I have seen Artifact, Valve’s upcoming digital card game. It is not just a Hearthstone clone. It’s actually a much more complicated experience that also offers players more freedom.
Valve president Gabe Newell also explained to members of the press and myself that Artifact will not be a free-to-play game. It will also take advantage of the Steam Marketplace to let players sell their digital cards for actual money.
I learned a lot about Artifact. And now I want to tell you what I know.
It won’t be free-to-play
Artifact will have an unspecified initial cost. After that, you can spend money on packs of digital cards.

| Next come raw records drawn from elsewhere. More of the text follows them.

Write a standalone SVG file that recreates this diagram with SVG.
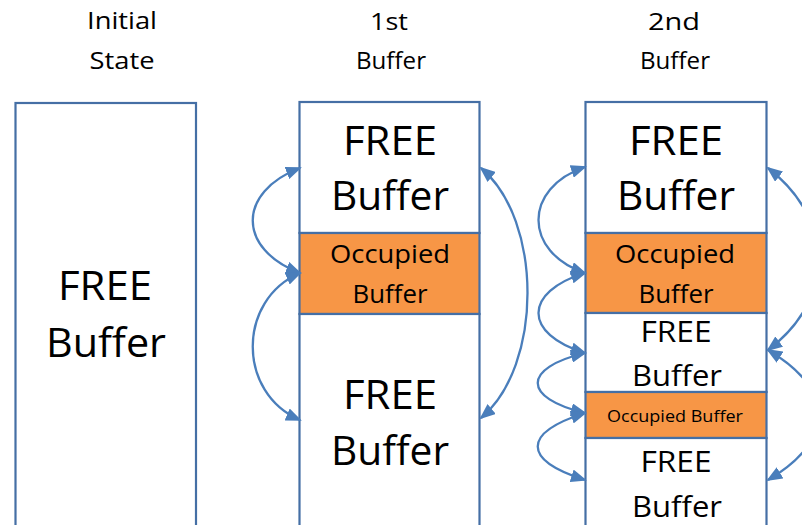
<svg xmlns="http://www.w3.org/2000/svg" width="802" height="525" viewBox="0 0 802 525">
  <style>
    .title { font-family: "Open Sans", "Liberation Sans", sans-serif; font-size: 24px; fill: #000; text-anchor: middle; }
    .big { font-family: "Open Sans", "Liberation Sans", sans-serif; font-size: 40px; fill: #000; text-anchor: middle; }
    .mid { font-family: "Open Sans", "Liberation Sans", sans-serif; font-size: 30px; fill: #000; text-anchor: middle; }
    .occ { font-family: "Open Sans", "Liberation Sans", sans-serif; font-size: 25px; fill: #000; text-anchor: middle; }
    .occs { font-family: "Open Sans", "Liberation Sans", sans-serif; font-size: 17px; fill: #000; text-anchor: middle; }
    .free { fill: #ffffff; stroke: #456fa5; stroke-width: 2.2; }
    .used { fill: #f79646; stroke: #456fa5; stroke-width: 2.2; }
    .link { fill: none; stroke: #4a7ebb; stroke-width: 2.3; marker-start: url(#head); marker-end: url(#head); }
  </style>
  <defs>
    <marker id="head" markerUnits="userSpaceOnUse" markerWidth="16" markerHeight="13" refX="14" refY="6.5" orient="auto-start-reverse">
      <path d="M0,0 L16,6.5 L0,13 Z" fill="#4a7ebb"/>
    </marker>
  </defs>

  <rect width="802" height="525" fill="#ffffff"/>

  <!-- column headings -->
  <g id="title-initial">
    <text class="title" x="122" y="29" textLength="70" lengthAdjust="spacingAndGlyphs">Initial</text>
    <text class="title" x="122" y="69" textLength="65" lengthAdjust="spacingAndGlyphs">State</text>
  </g>
  <g id="title-first">
    <text class="title" x="389" y="30" textLength="38" lengthAdjust="spacingAndGlyphs">1st</text>
    <text class="title" x="391" y="69" textLength="70" lengthAdjust="spacingAndGlyphs">Buffer</text>
  </g>
  <g id="title-second">
    <text class="title" x="674" y="30" textLength="52" lengthAdjust="spacingAndGlyphs">2nd</text>
    <text class="title" x="675" y="69" textLength="70" lengthAdjust="spacingAndGlyphs">Buffer</text>
  </g>

  <!-- initial state: one free block -->
  <g id="initial-free">
    <rect class="free" x="15.5" y="103" width="180.5" height="440"/>
    <text class="big" x="105" y="300" textLength="94" lengthAdjust="spacingAndGlyphs">FREE</text>
    <text class="big" x="106" y="357" textLength="120" lengthAdjust="spacingAndGlyphs">Buffer</text>
  </g>

  <!-- after the 1st buffer -->
  <g id="first-free-top">
    <rect class="free" x="299.5" y="102" width="180" height="131"/>
    <text class="big" x="390" y="155" textLength="94" lengthAdjust="spacingAndGlyphs">FREE</text>
    <text class="big" x="390" y="210" textLength="118" lengthAdjust="spacingAndGlyphs">Buffer</text>
  </g>
  <g id="first-used">
    <rect class="used" x="299.5" y="233" width="180" height="81"/>
    <text class="occ" x="390" y="263" textLength="120" lengthAdjust="spacingAndGlyphs">Occupied</text>
    <text class="occ" x="390" y="303" textLength="75" lengthAdjust="spacingAndGlyphs">Buffer</text>
  </g>
  <g id="first-free-bottom">
    <rect class="free" x="299.5" y="314" width="180" height="230"/>
    <text class="big" x="390" y="409" textLength="94" lengthAdjust="spacingAndGlyphs">FREE</text>
    <text class="big" x="390" y="465" textLength="118" lengthAdjust="spacingAndGlyphs">Buffer</text>
  </g>

  <!-- after the 2nd buffer -->
  <g id="second-free-top">
    <rect class="free" x="585.5" y="102" width="181" height="131"/>
    <text class="big" x="676" y="155" textLength="94" lengthAdjust="spacingAndGlyphs">FREE</text>
    <text class="big" x="676" y="210" textLength="118" lengthAdjust="spacingAndGlyphs">Buffer</text>
  </g>
  <g id="second-used-a">
    <rect class="used" x="585.5" y="233" width="181" height="80"/>
    <text class="occ" x="675" y="263" textLength="120" lengthAdjust="spacingAndGlyphs">Occupied</text>
    <text class="occ" x="676" y="303" textLength="75" lengthAdjust="spacingAndGlyphs">Buffer</text>
  </g>
  <g id="second-free-mid">
    <rect class="free" x="585.5" y="313" width="181" height="79"/>
    <text class="mid" x="676" y="342" textLength="71" lengthAdjust="spacingAndGlyphs">FREE</text>
    <text class="mid" x="677" y="386" textLength="90" lengthAdjust="spacingAndGlyphs">Buffer</text>
  </g>
  <g id="second-used-b">
    <rect class="used" x="585.5" y="392" width="181" height="46"/>
    <text class="occs" x="675" y="422" textLength="136" lengthAdjust="spacingAndGlyphs">Occupied Buffer</text>
  </g>
  <g id="second-free-bottom">
    <rect class="free" x="585.5" y="438" width="181" height="105"/>
    <text class="mid" x="676" y="472" textLength="71" lengthAdjust="spacingAndGlyphs">FREE</text>
    <text class="mid" x="677" y="517" textLength="90" lengthAdjust="spacingAndGlyphs">Buffer</text>
  </g>

  <!-- free-list links -->
  <g id="connectors">
    <path class="link" d="M300,168 C237,192 237,249 300,273"/>
    <path class="link" d="M300,273 C237,300 237,393 300,420"/>
    <path class="link" d="M481,168 C543,220 543,366 481,418"/>
    <path class="link" d="M585,167 C523,188 523,252 585,273"/>
    <path class="link" d="M585,273 C523,292 523,334 585,353"/>
    <path class="link" d="M585,353 C522,368 522,398 585,413"/>
    <path class="link" d="M585,413 C522,433 522,460 585,480"/>
    <path class="link" d="M768,168 C835,220 835,300 768,350"/>
    <path class="link" d="M768,350 C835,390 835,440 768,480"/>
  </g>
</svg>
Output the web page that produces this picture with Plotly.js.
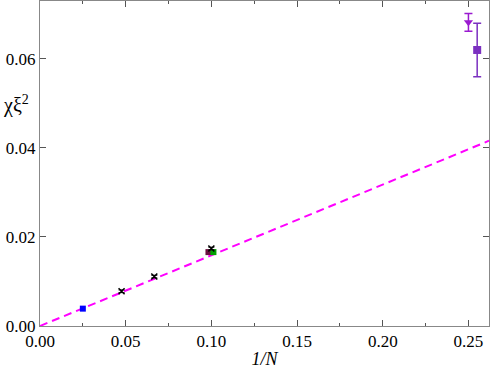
<!DOCTYPE html>
<html>
<head>
<meta charset="utf-8">
<script src="https://cdn.plot.ly/plotly-3.0.1.min.js"></script>
<style>
  body { margin: 0; }
  #plot { width: 491px; height: 369px; }
</style>
</head>
<body>
<div id="plot"></div>
<script>
// values
var blueX = [0.025], blueY = [0.0039];
var blackX = [0.0476, 0.0667, 0.1], blackY = [0.0078, 0.0111, 0.0174], blackErr = [0.0003, 0.0003, 0.0003];
var maroonX = [0.0983], maroonY = [0.0166];
var greenX = [0.1012], greenY = [0.0166];
var triX = [0.25], triY = [0.0682], triErr = [0.002];
var sqX = [0.2551], sqY = [0.062], sqErr = [0.006];
var fitX = [0, 0.262], fitY = [0, 0.0416];

var serif = "'Liberation Serif', 'DejaVu Serif', serif";

var traces = [
  {
    x: fitX, y: fitY, mode: "lines", type: "scatter",
    line: {color: "#ff00ff", width: 2, dash: "8px,5px"}
  },
  {
    x: blueX, y: blueY, mode: "markers", type: "scatter",
    marker: {symbol: "square", size: 6, color: "#0000ff"}
  },
  {
    x: maroonX, y: maroonY, mode: "markers", type: "scatter",
    marker: {symbol: "square", size: 6, color: "#6a1040"}
  },
  {
    x: greenX, y: greenY, mode: "markers", type: "scatter",
    marker: {symbol: "square", size: 6, color: "#00a000"}
  },
  {
    x: blackX, y: blackY, mode: "markers", type: "scatter",
    marker: {symbol: "x-thin", size: 6, color: "#000000", line: {width: 1.5, color: "#000000"}},
    error_y: {type: "data", array: blackErr, color: "#000000", thickness: 1, width: 3}
  },
  {
    x: triX, y: triY, mode: "markers", type: "scatter",
    marker: {symbol: "triangle-down", size: 8, color: "#9a1ad0"},
    error_y: {type: "data", array: triErr, color: "#9a1ad0", thickness: 1.5, width: 4}
  },
  {
    x: sqX, y: sqY, mode: "markers", type: "scatter",
    marker: {symbol: "square", size: 8, color: "#7b30c0"},
    error_y: {type: "data", array: sqErr, color: "#7b30c0", thickness: 1.5, width: 4}
  }
];

var layout = {
  width: 491, height: 369,
  margin: {l: 40, r: 2, t: 1, b: 43},
  showlegend: false,
  paper_bgcolor: "#ffffff",
  plot_bgcolor: "#ffffff",
  font: {family: serif, size: 17, color: "#000000"},
  xaxis: {
    range: [0, 0.262],
    tickvals: [0, 0.05, 0.1, 0.15, 0.2, 0.25],
    ticktext: ["0.00", "0.05", "0.10", "0.15", "0.20", "0.25"],
    tickfont: {family: serif, size: 17},
    ticks: "inside", ticklen: 6, tickcolor: "#555555",
    minor: {dtick: 0.025, ticks: "inside", ticklen: 3, tickcolor: "#555555"},
    showline: true, linecolor: "#888888", linewidth: 1, mirror: "ticks",
    showgrid: false, zeroline: false,
    title: {text: "<i>1/N</i>", font: {family: serif, size: 18}, standoff: 8}
  },
  yaxis: {
    range: [0, 0.073],
    tickvals: [0, 0.02, 0.04, 0.06],
    ticktext: ["0.00", "0.02", "0.04", "0.06"],
    tickfont: {family: serif, size: 17},
    ticks: "inside", ticklen: 6, tickcolor: "#555555",
    showline: true, linecolor: "#888888", linewidth: 1, mirror: "ticks",
    showgrid: false, zeroline: false
  },
  annotations: [{
    text: "χξ<sup>2</sup>", xref: "paper", yref: "paper",
    x: -0.087, y: 0.68, xanchor: "left", yanchor: "middle",
    showarrow: false, font: {family: serif, size: 20}
  }]
};

Plotly.newPlot("plot", traces, layout, {displayModeBar: false});
</script>
</body>
</html>
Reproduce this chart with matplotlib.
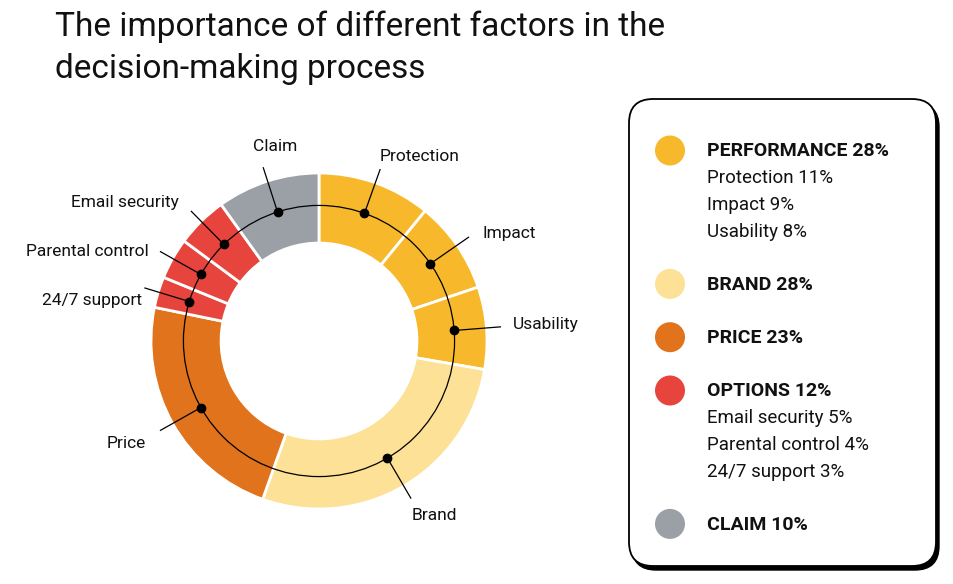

You can also buy individual cards from other players through the Steam Marketplace.
It’s releasing this year
The PC version of Artifact is coming out late in 2018. It will release for iOS and Android tablets sometime in the middle of 2019. Phone versions will follow after that, but Valve does not have a timeframe for that release.

Above: You have three boards — or lanes — to mange.
It kind of plays like Dota 2
Artifact is based on Valve’s hit MOBA (multiplayer online battle arena) title Dota 2. Like in Dota 2, the action takes place in three lanes. Or, for the card game, three boards. You place hero cards (your deck has five of them) strategically amongst these three lanes. You also have creeps, weaker minions that can also populate the board.
Your cards will attack the ones in front of them … usually. Every round, the game will randomly fill empty spaces with road cards that can change the direction of a card’s attack. Instead of hitting what’s in front of them, a curved road could have them aiming to the right or left of that spot.
You can win in multiple ways
In each lane, you’re protecting a tower. The tower has 40 health. You can attack your enemy’s tower if you don’t have a hero or creep in your way. You win if you can destroy two of your enemy’s three towers.
But that’s not the only way you can win. When a tower is destroyed, it’s replaced by an ancient. These have 80 health. Killing a single ancient also wins you the game. So even if you’re already lost a lane, you can’t stop defending it.
You have two resources
Mana works much as it does in Hearthstone. It’s a pool that allows you to cast spells and play cards, and your mana goes up by 1 after each round.
But, just like in Dota 2, you also have gold. You earn gold by killing enemies. Between turns, you can use gold to buy items like armor and weapons for your heroes. Cards you buy with gold don’t cost any mana to use.

Above: Aren’t those imps cute?
The four colors
Similar to Magic: The Gathering, cards come in different types of colors: black, red, green, and blue. You can’t use spells of a certain color on a lane unless you have a hero of that same color occupying it.
Each color also corresponds to different general strategies. Green cards usually focus on buffs and creep cards, while blue specializes in strong spells in exchange for weaker heroes. Red has strong heroes and weaker spells, while black focuses on strong single targets and displacement techniques.
Few limits
In Hearthstone, you can only have up to 10 cards in your hand and 10 mana. Your deck can only have 30 cards at the start of the game. Artifact has fewer limits. Your deck must have at least 40 cards, but it can contain as many more than that as you want.
You’ll also keep increasing your mana every round for as long as the game continues, and you have no limit to the amount of cards you can hold in your hand.
Artifact doesn’t even have a limit to the number of creeps you can control. The Valve employee that walked me through my demo noted he once played a game where he controlled over 100 of them on a single lane.
Community involvement
Valve wants to support Artifact with the Steam Workshop, where players can submit their own content for games. For example, artists could publish their own art that could be used for cards. And while Artifact won’t support mods at launch, Valve wants to eventually add that functionality.

Above: A lot can happen in Artifact.
It won’t have an extensive single-player mode
Hearthstone has promoted single-player experiences like Adventures and Dungeon Runs, which pits players against computer-controlled opponents. But Newell explained that outside of some kind of tutorial system, Artifact will focus on having players fight each other.
And … there’s a lot more
Artifact is a complicated game. Within the basic framework of using heroes and creeps to defend your tower while attacking the enemy’s, you’ll use a variety of spells, buffs, and other cards to develop strategies. Some cards can make your heroes teleport to different lanes. Others can silence enemy hero abilities. Some cards even add unique effects to a lane, like giving you an ability to deal damage to an enemy minions every turn.
If you were worried about Artifact being an uninspired Hearthstone clone, don’t be. Valve’s project is a more complicated endeavor, but that depth opens the way for an experience that could rely more on skill and less on random luck.